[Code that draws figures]
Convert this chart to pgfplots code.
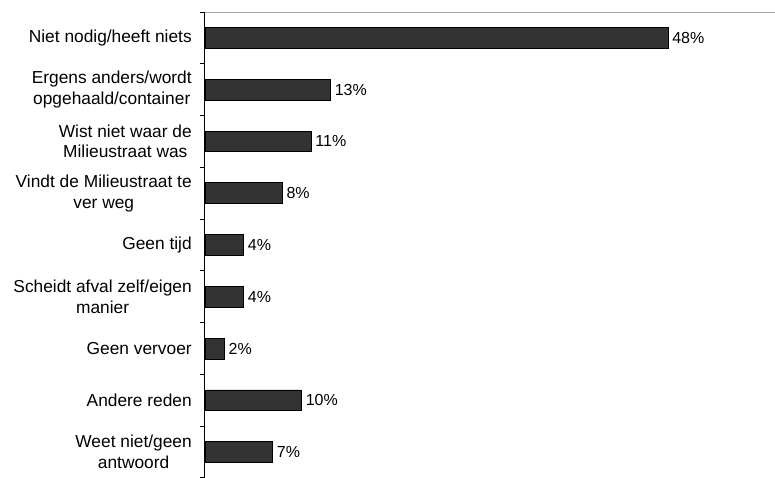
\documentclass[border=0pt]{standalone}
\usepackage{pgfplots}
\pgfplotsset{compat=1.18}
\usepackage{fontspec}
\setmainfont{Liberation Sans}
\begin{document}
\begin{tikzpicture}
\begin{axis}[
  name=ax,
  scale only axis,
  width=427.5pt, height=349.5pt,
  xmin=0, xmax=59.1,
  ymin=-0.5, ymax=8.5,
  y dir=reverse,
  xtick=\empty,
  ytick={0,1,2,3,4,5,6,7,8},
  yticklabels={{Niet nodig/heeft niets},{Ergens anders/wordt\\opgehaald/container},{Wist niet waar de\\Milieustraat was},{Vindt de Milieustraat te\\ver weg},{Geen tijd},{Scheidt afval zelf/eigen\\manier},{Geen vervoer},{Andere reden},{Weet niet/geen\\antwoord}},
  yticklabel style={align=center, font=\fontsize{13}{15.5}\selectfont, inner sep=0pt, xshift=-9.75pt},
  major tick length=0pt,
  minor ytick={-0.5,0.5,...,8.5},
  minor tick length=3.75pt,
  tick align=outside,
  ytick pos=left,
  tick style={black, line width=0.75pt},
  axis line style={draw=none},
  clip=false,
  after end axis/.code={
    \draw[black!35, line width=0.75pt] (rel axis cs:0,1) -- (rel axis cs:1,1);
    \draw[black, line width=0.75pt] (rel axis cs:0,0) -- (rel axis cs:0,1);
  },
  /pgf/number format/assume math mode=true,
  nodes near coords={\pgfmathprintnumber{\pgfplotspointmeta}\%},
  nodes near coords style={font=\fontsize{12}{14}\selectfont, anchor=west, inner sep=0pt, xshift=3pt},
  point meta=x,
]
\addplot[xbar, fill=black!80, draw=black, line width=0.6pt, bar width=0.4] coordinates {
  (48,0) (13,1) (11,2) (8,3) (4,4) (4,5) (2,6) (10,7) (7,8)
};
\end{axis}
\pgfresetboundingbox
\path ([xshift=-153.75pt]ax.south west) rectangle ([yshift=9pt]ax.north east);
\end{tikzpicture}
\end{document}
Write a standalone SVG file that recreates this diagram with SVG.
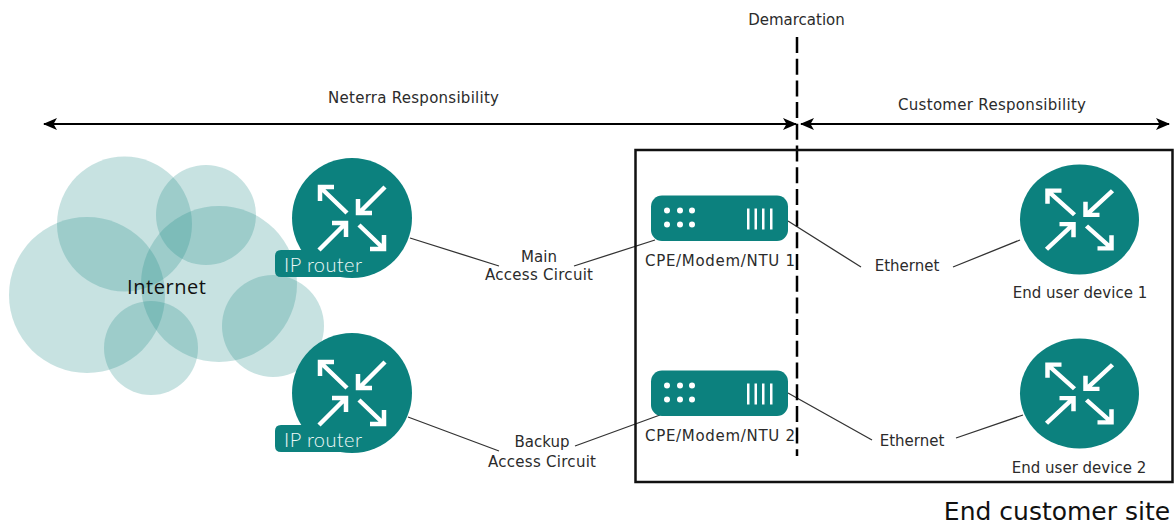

> [Instructions for the task]
Images should not appear in the copy; retype the listing above exactly.

> [Result for this exercise]
Convert this chart to pgfplots code.
\documentclass[border=0pt]{standalone}
\usepackage{pgfplots}
\pgfplotsset{compat=1.18}
\usepackage{fontspec}
\setmainfont{Liberation Sans}
\begin{document}
\begin{tikzpicture}
\begin{axis}[
  name=ax,
  scale only axis,
  width=427.5pt, height=349.5pt,
  xmin=0, xmax=59.1,
  ymin=-0.5, ymax=8.5,
  y dir=reverse,
  xtick=\empty,
  ytick={0,1,2,3,4,5,6,7,8},
  yticklabels={{Niet nodig/heeft niets},{Ergens anders/wordt\\opgehaald/container},{Wist niet waar de\\Milieustraat was},{Vindt de Milieustraat te\\ver weg},{Geen tijd},{Scheidt afval zelf/eigen\\manier},{Geen vervoer},{Andere reden},{Weet niet/geen\\antwoord}},
  yticklabel style={align=center, font=\fontsize{13}{15.5}\selectfont, inner sep=0pt, xshift=-9.75pt},
  major tick length=0pt,
  minor ytick={-0.5,0.5,...,8.5},
  minor tick length=3.75pt,
  tick align=outside,
  ytick pos=left,
  tick style={black, line width=0.75pt},
  axis line style={draw=none},
  clip=false,
  after end axis/.code={
    \draw[black!35, line width=0.75pt] (rel axis cs:0,1) -- (rel axis cs:1,1);
    \draw[black, line width=0.75pt] (rel axis cs:0,0) -- (rel axis cs:0,1);
  },
  /pgf/number format/assume math mode=true,
  nodes near coords={\pgfmathprintnumber{\pgfplotspointmeta}\%},
  nodes near coords style={font=\fontsize{12}{14}\selectfont, anchor=west, inner sep=0pt, xshift=3pt},
  point meta=x,
]
\addplot[xbar, fill=black!80, draw=black, line width=0.6pt, bar width=0.4] coordinates {
  (48,0) (13,1) (11,2) (8,3) (4,4) (4,5) (2,6) (10,7) (7,8)
};
\end{axis}
\pgfresetboundingbox
\path ([xshift=-153.75pt]ax.south west) rectangle ([yshift=9pt]ax.north east);
\end{tikzpicture}
\end{document}
Write a standalone SVG file that recreates this diagram with SVG.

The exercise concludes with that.